We need new rules, but for lobbyists PDF Print E-mail
Tamasin Cave 5 February 2009

All agree that the allegations made against the four Lords are serious. More serious than the scandal that hit the Commons over a decade ago when MPs were found to be in the pay of lobbyists. Now, as then, though, the focus of our attention is on the seller of influence rather than the buyer.

Back in 1994, in the wake of cash-for-questions, the Nolan Committee set up to deal with the crisis, fell shy of regulating lobbyists. It was impossible, they claimed, to arrive at a satisfactory definition of who or what a lobbyist is, thus making any system unworkable. Instead the lobbying industry was asked to go away and regulate itself.

Just as Nolan’s Committee was struggling with a definition, law-makers in the United States found one. The Lobbying Disclosure Act of 1995 introduced a single, mandatory register of all professional lobbyists. Its primary aim was the public disclosure of the potentially corrupting nexus between lobbyists, money and legislators.

What concentrated minds was political scandal. Congress had been caught up in a sensational case of corruption touching several members. It was controversy again, involving the super-lobbyists Jack Abramoff, that led to another sweeping series of lobbying and governmental ethics reforms in 2007, signed in rather reluctantly by George Bush. The recent Presidential race was largely scandal-free, but curbing the power of lobbyists was front of voter’s minds. In a move designed to signal change, President Obama chose his first day in office to tighten the rules further, putting stops on the ‘revolving door’ between his administration and the industry, and introducing a ban on gifts by lobbyists.

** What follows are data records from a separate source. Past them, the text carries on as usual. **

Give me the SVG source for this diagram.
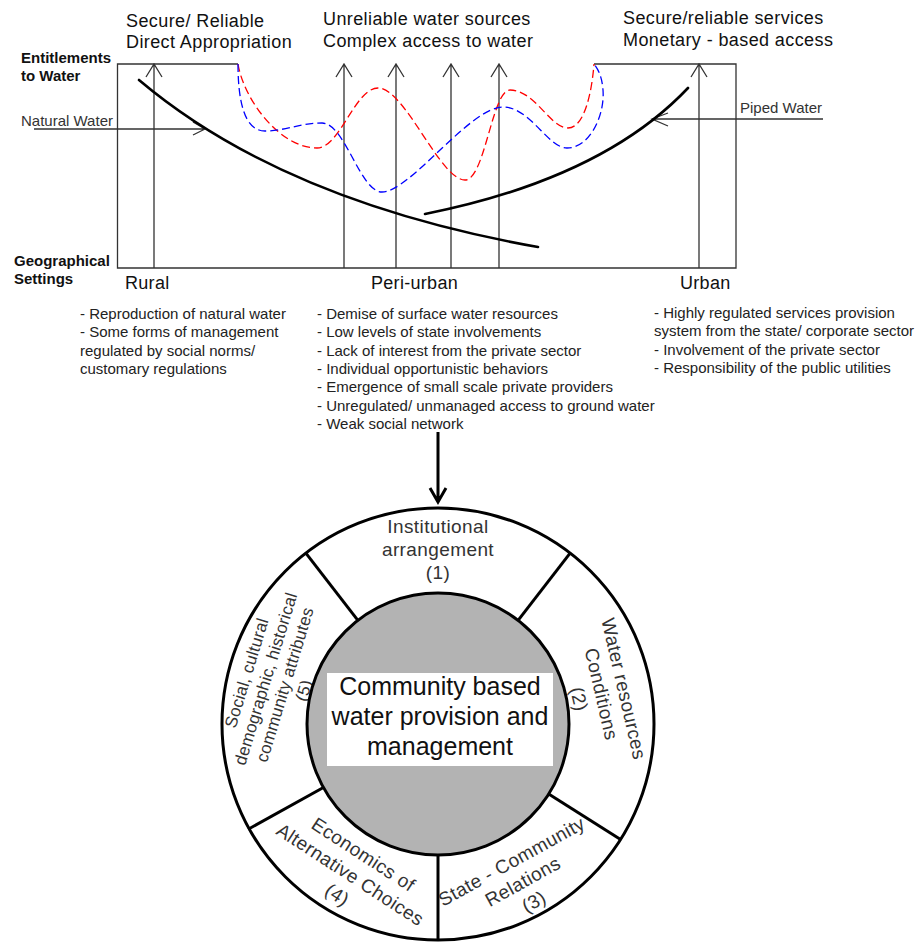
<svg xmlns="http://www.w3.org/2000/svg" width="924" height="943" viewBox="0 0 924 943">
<style>
text{font-family:"Liberation Sans",Arial,sans-serif;}
.head{font-size:18px;fill:#111;letter-spacing:0.4px;}
.axis{font-size:15px;font-weight:bold;fill:#111;}
.lbl{font-size:15px;fill:#333;}
.list{font-size:15px;fill:#222;}
.zone{font-size:18px;fill:#111;letter-spacing:0.3px;}
.sec{font-size:19px;fill:#333;letter-spacing:0.4px;text-anchor:middle;}
.sec5{font-size:17px;fill:#333;letter-spacing:0.2px;text-anchor:middle;}
.ctr{font-size:25px;fill:#111;text-anchor:middle;}
.ln{stroke:#333;stroke-width:1.3;fill:none;}
.curve{stroke:#000;stroke-width:2.6;fill:none;stroke-linecap:round;}
.dash{stroke-width:1.3;fill:none;stroke-dasharray:8 4;}
.div{stroke:#000;stroke-width:3;}
</style>

<g id="chart-frame">
<polyline class="ln" points="238,64 117.5,64 117.5,268 736,268 736,64 594,64"/>
</g>

<g id="connectors">
<!-- vertical entitlement arrows -->
<path class="ln" d="M154,268V64M146,77L154,64L162,77"/>
<path class="ln" d="M344,268V64M336,77L344,64L352,77"/>
<path class="ln" d="M396,268V64M388,77L396,64L404,77"/>
<path class="ln" d="M451,268V64M443,77L451,64L459,77"/>
<path class="ln" d="M499,268V64M491,77L499,64L507,77"/>
<path class="ln" d="M699,268V64M691,77L699,64L707,77"/>
<!-- natural water arrow -->
<path class="ln" d="M34,129H205M193,122L205,129L193,135"/>
<!-- piped water arrow -->
<path class="ln" d="M823,119H652M668,113L652,119L668,126"/>
<!-- curves -->
<path class="curve" d="M139,80C210,140 330,210 538,247"/>
<path class="curve" d="M425,214C520,195 620,160 688,88"/>
<path class="dash" stroke="#ff0000" d="M238,64C244,100 280,148 317,148C340,148 355,88 378,88C405,88 440,180 465,180C485,180 492,90 510,90C535,90 550,128 568,128C585,128 592,90 594,64"/>
<path class="dash" stroke="#0000ff" d="M238,64C238,100 244,131 265,131C285,131 300,123 322,123C345,123 360,192 382,192C410,192 470,107 503,107C530,107 548,148 567,148C590,148 605,115 603,90C602,75 597,68 594,64"/>
<!-- arrow to circle -->
<path d="M438,432V501M430,488L438,502L446,488" stroke="#000" stroke-width="3" fill="none"/>
</g>

<g id="headings">
<text class="head" x="126" y="27">Secure/ Reliable</text>
<text class="head" x="126" y="48">Direct Appropriation</text>
<text class="head" x="323" y="25">Unreliable water sources</text>
<text class="head" x="323" y="47">Complex access to water</text>
<text class="head" x="623" y="24">Secure/reliable services</text>
<text class="head" x="623" y="46">Monetary - based access</text>
</g>

<g id="axis-labels">
<text class="axis" x="21" y="63">Entitlements</text>
<text class="axis" x="21" y="81">to Water</text>
<text class="axis" x="14" y="266">Geographical</text>
<text class="axis" x="14" y="284">Settings</text>
<text class="lbl" x="21" y="126">Natural Water</text>
<text class="lbl" x="740" y="113">Piped Water</text>
<text class="zone" x="125" y="289">Rural</text>
<text class="zone" x="371" y="289">Peri-urban</text>
<text class="zone" x="680" y="289">Urban</text>
</g>

<g id="rural-list" class="list">
<text x="80" y="319">- Reproduction of natural water</text>
<text x="80" y="337">- Some forms of management</text>
<text x="80" y="356">regulated by social norms/</text>
<text x="80" y="374">customary regulations</text>
</g>

<g id="periurban-list" class="list">
<text x="317" y="319">- Demise of surface water resources</text>
<text x="317" y="337">- Low levels of state involvements</text>
<text x="317" y="356">- Lack of interest from the private sector</text>
<text x="317" y="374">- Individual opportunistic behaviors</text>
<text x="317" y="392">- Emergence of small scale private providers</text>
<text x="317" y="411">- Unregulated/ unmanaged access to ground water</text>
<text x="317" y="429">- Weak social network</text>
</g>

<g id="urban-list" class="list">
<text x="654" y="318">- Highly regulated services provision</text>
<text x="654" y="336">system from the state/ corporate sector</text>
<text x="654" y="355">- Involvement of the private sector</text>
<text x="654" y="373">- Responsibility of the public utilities</text>
</g>

<g id="ring">
<circle cx="438" cy="724" r="216" fill="#fff" stroke="#000" stroke-width="3"/>
<line class="div" x1="518.1" y1="620.4" x2="570.7" y2="552.3"/>
<line class="div" x1="357.9" y1="620.4" x2="305.3" y2="552.3"/>
<line class="div" x1="548.7" y1="794" x2="621.4" y2="840"/>
<line class="div" x1="438" y1="855" x2="438" y2="941"/>
<line class="div" x1="323.4" y1="787.5" x2="248.2" y2="829.2"/>
</g>

<g id="sector-1">
<text class="sec" x="438" y="533">Institutional</text>
<text class="sec" x="438" y="556">arrangement</text>
<text class="sec" x="438" y="579">(1)</text>
</g>

<g id="sector-2" transform="translate(601,694) rotate(77)">
<text class="sec" x="0" y="-17">Water resources</text>
<text class="sec" x="0" y="6">Conditions</text>
<text class="sec" x="0" y="29">(2)</text>
</g>

<g id="sector-3" transform="translate(523,882) rotate(-29)">
<text class="sec" x="0" y="-17">State - Community</text>
<text class="sec" x="0" y="6">Relations</text>
<text class="sec" x="0" y="29">(3)</text>
</g>

<g id="sector-4" transform="translate(350,875) rotate(33)">
<text class="sec" x="0" y="-18">Economics of</text>
<text class="sec" x="0" y="6">Alternative Choices</text>
<text class="sec" x="0" y="30">(4)</text>
</g>

<g id="sector-5" transform="translate(276,682) rotate(-73)">
<text class="sec5" x="0" y="-25">Social, cultural</text>
<text class="sec5" x="0" y="-5">demographic, historical</text>
<text class="sec5" x="0" y="15">community attributes</text>
<text class="sec5" x="0" y="35">(5)</text>
</g>

<g id="core">
<circle cx="438" cy="724" r="131" fill="#b3b3b3" stroke="#000" stroke-width="3"/>
<rect x="327" y="673" width="226" height="93" fill="#fff"/>
<text class="ctr" x="440" y="695">Community based</text>
<text class="ctr" x="440" y="725">water provision and</text>
<text class="ctr" x="440" y="755">management</text>
</g>
</svg>
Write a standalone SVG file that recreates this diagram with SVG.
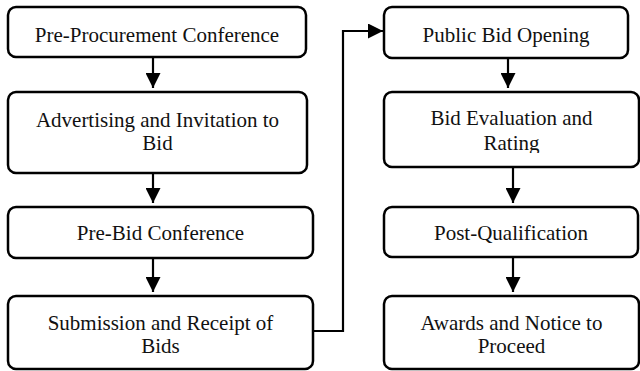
<svg xmlns="http://www.w3.org/2000/svg" width="640" height="371" viewBox="0 0 640 371">
  <defs>
    <style>
      .box { fill: #ffffff; stroke: #000000; stroke-width: 2.5; }
      .lbl { font-family: "Liberation Serif", "Times New Roman", serif; font-size: 21px; fill: #111111; text-anchor: middle; }
      .wire { fill: none; stroke: #000000; stroke-width: 2.2; }
    </style>
    <marker id="head" viewBox="0 0 15 15" refX="15" refY="7.5" markerWidth="15" markerHeight="15" markerUnits="userSpaceOnUse" orient="auto">
      <path d="M0,0 L15,7.5 L0,15 Z" fill="#000000"/>
    </marker>
    <clipPath id="clipRating">
      <rect x="384" y="92" width="255" height="61"/>
    </clipPath>
  </defs>
  <rect width="640" height="371" fill="#ffffff"/>

  <!-- connectors -->
  <g id="connectors">
    <path class="wire" d="M153,57 L153,88" marker-end="url(#head)"/>
    <path class="wire" d="M153,173 L153,203" marker-end="url(#head)"/>
    <path class="wire" d="M153,258 L153,292" marker-end="url(#head)"/>
    <path class="wire" d="M313,331 L343,331 L343,31 L383,31" marker-end="url(#head)"/>
    <path class="wire" d="M508,58 L508,88" marker-end="url(#head)"/>
    <path class="wire" d="M513,167 L513,203" marker-end="url(#head)"/>
    <path class="wire" d="M513,257 L513,292" marker-end="url(#head)"/>
  </g>

  <!-- left column -->
  <g id="pre-procurement">
    <rect class="box" x="8" y="7" width="298" height="50" rx="8"/>
    <text class="lbl" x="157" y="42">Pre-Procurement Conference</text>
  </g>
  <g id="advertising">
    <rect class="box" x="8" y="92" width="299" height="81" rx="8"/>
    <text class="lbl" x="157.5" y="127">Advertising and Invitation to</text>
    <text class="lbl" x="157.5" y="150">Bid</text>
  </g>
  <g id="pre-bid">
    <rect class="box" x="8" y="207" width="305" height="51" rx="8"/>
    <text class="lbl" x="160.5" y="240">Pre-Bid Conference</text>
  </g>
  <g id="submission">
    <rect class="box" x="8" y="296" width="305" height="73" rx="8"/>
    <text class="lbl" x="160.5" y="330">Submission and Receipt of</text>
    <text class="lbl" x="160.5" y="353">Bids</text>
  </g>

  <!-- right column -->
  <g id="bid-opening">
    <rect class="box" x="384" y="7" width="244" height="51" rx="8"/>
    <text class="lbl" x="506" y="42">Public Bid Opening</text>
  </g>
  <g id="evaluation">
    <rect class="box" x="384" y="92" width="255" height="75" rx="8"/>
    <text class="lbl" x="511.5" y="125">Bid Evaluation and</text>
    <text class="lbl" x="511.5" y="150" clip-path="url(#clipRating)">Rating</text>
  </g>
  <g id="post-qualification">
    <rect class="box" x="384" y="207" width="254" height="50" rx="8"/>
    <text class="lbl" x="511" y="240">Post-Qualification</text>
  </g>
  <g id="awards">
    <rect class="box" x="384" y="296" width="255" height="73" rx="8"/>
    <text class="lbl" x="511.5" y="330">Awards and Notice to</text>
    <text class="lbl" x="511.5" y="353">Proceed</text>
  </g>
</svg>
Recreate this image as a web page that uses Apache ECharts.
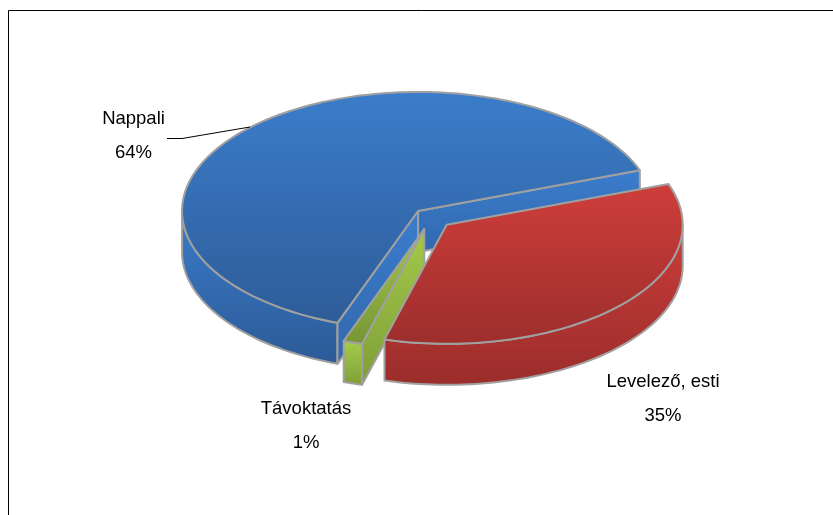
<!DOCTYPE html>
<html>
<head>
<meta charset="utf-8">
<style>html,body{margin:0;padding:0;background:#fff;overflow:hidden}#c{width:833px;height:515px}</style>
<script src="https://cdn.jsdelivr.net/npm/echarts@6/dist/echarts.min.js"></script>
</head>
<body>
<div id="c"></div>
<script>
var categories = ['Nappali', 'Távoktatás', 'Levelező, esti'];
var shares = [63.9, 1.3, 34.8];

var START = 20, CX = 431.4, CY = 217.7, RX = 236, RY = 119, DEPTH = 41;
var EXPLODE = [0.08, 0.1, 0.088];
var STROKE = '#a0a0a0';
var LABEL_POS = [[133.5, 136], [306, 426], [663, 399]];

function grad(a, b) {
  return new echarts.graphic.LinearGradient(0, 0, 0, 1, [{offset: 0, color: a}, {offset: 1, color: b}]);
}
var FILL = [
  {top: ['#3b7dcb', '#2e5c98'], side: ['#3b7ccb', '#2c5a96'], wall: ['#3b7dcd', '#3168ad']},
  {top: ['#a3c94a', '#779535'], side: ['#a6cd4a', '#7f9e38'], wall: ['#a3c94a', '#7f9e38']},
  {top: ['#cf3e3b', '#9c2e2c'], side: ['#cb3d3a', '#9a2d2b'], wall: ['#cf3e3b', '#9c2e2c']}
];

var total = shares.reduce(function (a, b) { return a + b; }, 0);
var angles = [], acc = START;
shares.forEach(function (v) {
  var s = v / total * 360;
  angles.push([acc, acc + s]);
  acc += s;
});

function arcPts(c, a0, a1, dy) {
  var pts = [], n = Math.max(2, Math.ceil(Math.abs(a1 - a0) / 1.5));
  for (var i = 0; i <= n; i++) {
    var t = (a0 + (a1 - a0) * i / n) * Math.PI / 180;
    pts.push([c[0] + RX * Math.cos(t), c[1] - RY * Math.sin(t) + dy]);
  }
  return pts;
}
function poly(points, colors) {
  return {
    type: 'polygon',
    shape: {points: points},
    style: {fill: grad(colors[0], colors[1]), stroke: STROKE, lineWidth: 2, lineJoin: 'round'}
  };
}
function wall(c, a, colors) {
  var e = arcPts(c, a, a, 0)[0];
  return poly([[c[0], c[1]], e, [e[0], e[1] + DEPTH], [c[0], c[1] + DEPTH]], colors);
}
function sidePoly(c, a0, a1, colors) {
  return poly(arcPts(c, a0, a1, 0).concat(arcPts(c, a1, a0, DEPTH)), colors);
}

function renderItem(params) {
  var i = params.dataIndex, a = angles[i], f = FILL[i];
  var mid = (a[0] + a[1]) / 2 * Math.PI / 180;
  var c = [CX + EXPLODE[i] * RX * Math.cos(mid), CY - EXPLODE[i] * RY * Math.sin(mid)];
  var kids = [];
  if (i === 0) {
    kids.push(wall(c, a[0], f.wall));
    kids.push(sidePoly(c, 180, a[1], f.side));
    kids.push(wall(c, a[1], f.wall));
  } else if (i === 1) {
    kids.push(wall(c, a[1], f.wall));
    kids.push(sidePoly(c, a[0], a[1], f.side));
  } else {
    kids.push(sidePoly(c, a[0], 360, f.side));
  }
  kids.push(poly([[c[0], c[1]]].concat(arcPts(c, a[0], a[1], 0)), f.top));
  kids.push({
    type: 'text',
    z2: 10,
    style: {
      x: LABEL_POS[i][0], y: LABEL_POS[i][1],
      text: categories[i] + '\n' + Math.round(shares[i] / total * 100) + '%',
      align: 'center', verticalAlign: 'middle',
      font: '18.5px "Liberation Sans", Arial, sans-serif',
      lineHeight: 34, fill: '#000'
    }
  });
  return {type: 'group', children: kids};
}

var chart = echarts.init(document.getElementById('c'), null, {renderer: 'canvas'});
chart.setOption({
  animation: false,
  backgroundColor: '#fff',
  graphic: [
    {type: 'rect', z: 0, shape: {x: 8.5, y: 10.5, width: 900, height: 600},
      style: {fill: 'none', stroke: '#000', lineWidth: 1}},
    {type: 'polyline', z: 10, shape: {points: [[167, 138.5], [182, 138.5], [250, 127]]},
      style: {fill: 'none', stroke: '#000', lineWidth: 1}}
  ],
  series: [{
    type: 'custom',
    coordinateSystem: 'none',
    silent: true,
    renderItem: renderItem,
    data: shares.map(function (v, i) { return {name: categories[i], value: v}; })
  }]
});
</script>
</body>
</html>
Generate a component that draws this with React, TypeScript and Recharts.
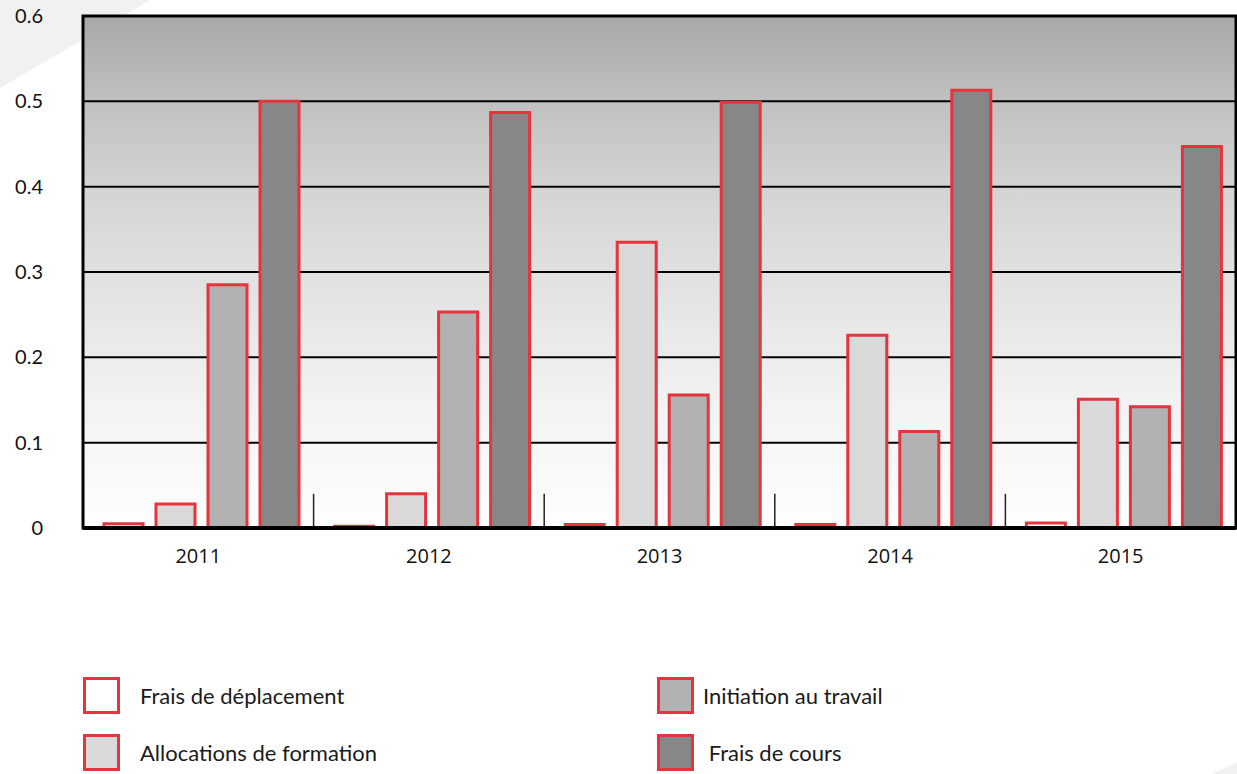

Meanwhile, the UK has had to make do with a system of self-regulation for lobbyists. A system that a recent Parliamentary report on lobbying described as “little better than the Emperor’s new clothes”. Last week the former chairman of one of the trade bodies involved acknowledged its central weakness – its voluntary nature - and conceded that there might be a case for a compulsory lobbying register.

The Parliamentary report into lobbying published by the Public Administration Select Committee just last month, recommended that the UK introduce a mandatory register akin to that in the US. It argued what is now blindingly obvious: that there is a public interest in knowing who is lobbying whom on what, and that “transparency is key.”

Their proposed register would make public: the names of lobbyists, their employers or clients, information on the revolving door between the lobbying industry and officials, and details of meetings between lobbyists and decision-makers. It falls short of the United States in one respect. It would not reveal lobbying expenditure.

We must now demand lobbying transparency in the UK. Tightening the rules for Lords will not expose lobbying to public scrutiny. Nor will it restore public trust. The sums of money involved may differ between the US and the UK, but the industry that allows some interests to buy access and influence remains the same.